Relationship between two numerical variables

In an earlier chapter, we described various methods to describe the relationship between two numerical variables, Y and X.

Although these methods honestly describe the data, they can sometimes give a misleading impression of how the two variables are related.

Marginal and conditional relationships

The problem arises when other variables are also associated with both Y and X. This can arise when the extra variables are either numerical or categorical, but is easiest to explain with an extra categorical explanatory variable, Z.

The marginal relationship between Y and X is the relationship that is evident in a scatterplot of the two variables without taking into account any other variables. In contrast, the conditional relationship between Y and X given Z is the relationship that is evident within subsets of the data corresponding to different values of Z.

The strength and direction of the marginal relationship between Y and X may be different from those of the conditional relationships given Z.

It is possible for the marginal relationship between Y and X to show positive correlation, when the conditional distributions all have zero or even negative correlation.

When the marginal and conditional relationships differ, the conditional relationships are usually more meaningful.

(However we give an example at the end of this section where the marginal relationship is more easily interpreted.)

Lurking (or hidden) variables

It is possible to examine the marginal and conditional distributions of Y and X if the third variable, Z, has been recorded. However Z might not be one of the variables in our data set.

If the marginal relationship between X and Y is different from their conditional relationship given Z, but Z has either not been recorded or is ignored when analysing the data, then Z is called a lurking variable (or a hidden variable).

Always think about whether there might be a lurking variable, Z, that is distorting the relationship that is observed between Y and X.

The following example illustrates the difference between the marginal and conditional relationships between two numerical variables, X and Y, and shows how the marginal relationship can be misleading.

Reading ability and height

A scientist examining genetic factors affecting reading ability in primary children collects a variety of information from each child at a particular school. A scatterplot of the reading ability and height of the children is shown below.

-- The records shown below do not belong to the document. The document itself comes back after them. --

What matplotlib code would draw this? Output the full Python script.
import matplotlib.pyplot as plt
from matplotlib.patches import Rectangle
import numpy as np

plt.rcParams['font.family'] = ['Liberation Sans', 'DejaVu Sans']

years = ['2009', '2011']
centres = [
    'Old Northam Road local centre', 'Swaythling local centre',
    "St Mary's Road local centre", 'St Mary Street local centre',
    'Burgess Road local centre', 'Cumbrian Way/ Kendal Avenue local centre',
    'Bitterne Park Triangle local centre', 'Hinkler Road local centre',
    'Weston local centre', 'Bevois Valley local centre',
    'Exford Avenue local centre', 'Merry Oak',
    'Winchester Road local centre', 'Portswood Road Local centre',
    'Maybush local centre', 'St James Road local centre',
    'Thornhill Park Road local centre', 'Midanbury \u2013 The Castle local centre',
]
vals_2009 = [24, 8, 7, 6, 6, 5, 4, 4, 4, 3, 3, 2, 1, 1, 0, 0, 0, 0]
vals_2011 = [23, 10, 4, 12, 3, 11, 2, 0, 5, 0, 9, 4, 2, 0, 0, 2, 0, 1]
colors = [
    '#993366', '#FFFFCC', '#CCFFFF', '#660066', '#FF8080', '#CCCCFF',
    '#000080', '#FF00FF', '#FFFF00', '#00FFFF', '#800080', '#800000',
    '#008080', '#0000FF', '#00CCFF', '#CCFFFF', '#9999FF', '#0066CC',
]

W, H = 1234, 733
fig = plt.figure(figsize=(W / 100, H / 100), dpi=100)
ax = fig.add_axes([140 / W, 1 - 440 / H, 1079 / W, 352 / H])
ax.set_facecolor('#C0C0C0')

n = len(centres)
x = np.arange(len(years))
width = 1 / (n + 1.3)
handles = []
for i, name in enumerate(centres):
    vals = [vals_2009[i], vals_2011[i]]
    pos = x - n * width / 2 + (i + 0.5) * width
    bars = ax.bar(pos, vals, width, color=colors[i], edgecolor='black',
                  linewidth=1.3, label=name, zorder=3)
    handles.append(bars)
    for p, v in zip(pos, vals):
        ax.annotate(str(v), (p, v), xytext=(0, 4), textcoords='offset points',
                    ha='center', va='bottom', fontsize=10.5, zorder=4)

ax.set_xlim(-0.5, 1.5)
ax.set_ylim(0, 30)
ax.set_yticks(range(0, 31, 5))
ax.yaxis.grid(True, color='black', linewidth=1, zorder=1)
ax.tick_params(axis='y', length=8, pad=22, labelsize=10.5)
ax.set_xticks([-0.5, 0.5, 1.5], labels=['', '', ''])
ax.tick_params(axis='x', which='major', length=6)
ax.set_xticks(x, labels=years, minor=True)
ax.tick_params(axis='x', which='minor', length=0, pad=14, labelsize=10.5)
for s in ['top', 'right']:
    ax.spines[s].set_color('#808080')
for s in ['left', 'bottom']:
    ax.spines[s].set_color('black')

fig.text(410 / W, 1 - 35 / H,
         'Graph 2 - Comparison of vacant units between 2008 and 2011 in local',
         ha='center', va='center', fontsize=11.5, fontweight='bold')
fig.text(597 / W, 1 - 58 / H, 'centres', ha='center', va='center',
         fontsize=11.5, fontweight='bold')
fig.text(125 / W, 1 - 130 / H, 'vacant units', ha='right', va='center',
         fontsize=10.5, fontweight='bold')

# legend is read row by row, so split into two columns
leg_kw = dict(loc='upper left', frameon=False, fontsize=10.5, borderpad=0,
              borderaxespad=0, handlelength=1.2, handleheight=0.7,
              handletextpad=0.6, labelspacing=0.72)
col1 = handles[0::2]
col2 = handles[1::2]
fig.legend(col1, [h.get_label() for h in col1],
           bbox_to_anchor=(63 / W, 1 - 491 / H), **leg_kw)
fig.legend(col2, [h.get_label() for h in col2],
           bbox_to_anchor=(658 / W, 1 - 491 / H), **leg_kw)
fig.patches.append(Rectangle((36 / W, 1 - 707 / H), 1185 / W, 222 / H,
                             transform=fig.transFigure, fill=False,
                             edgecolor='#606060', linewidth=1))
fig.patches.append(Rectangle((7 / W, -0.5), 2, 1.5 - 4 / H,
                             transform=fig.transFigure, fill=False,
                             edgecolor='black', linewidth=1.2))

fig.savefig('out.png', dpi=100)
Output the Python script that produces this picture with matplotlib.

The marginal relationship between reading ability and height shows a positive correlation, so it might be taken to imply that there is a genetic effect on reading ability since taller children tend to be better readers.

However this conclusion is flawed. The ages of the children in the study ranged from 6 to 10 years old, and age is a third variable that affects both height and reading ability.

Click the checkbox Slice, then use the slider to display the relationship separately for the children of each age. We now see that there is no clear relationship between height and reading ability in the conditional relationship within each age group.

The observed marginal relationship between reading ability and height was caused by a lurking variable, age.

Nutrition and exam performance

A different investigator is studying child nutrition in developing countries. The number of calories eaten daily by each child taking a particular school examination and the exam mark are recorded. There is a positive relationship between food intake and exam results. The investigator claims that this shows that some children are performing poorly because they are not eating enough and these findings are published widely.

Can you see the flaw in this conclusion?

The nutritionalist should have considered what lurking variables might affect both exam results and food intake. Families whose parents are well educated are likely to have children who are better nourished, and they are also likely to have children who perform well at school (either for genetic reasons or because greater encouragement and help is given).

Family background is therefore a lurking variable that could underlie the observed relationship between food intake and exam results, even if increasing food intake does not directly cause improved exam results.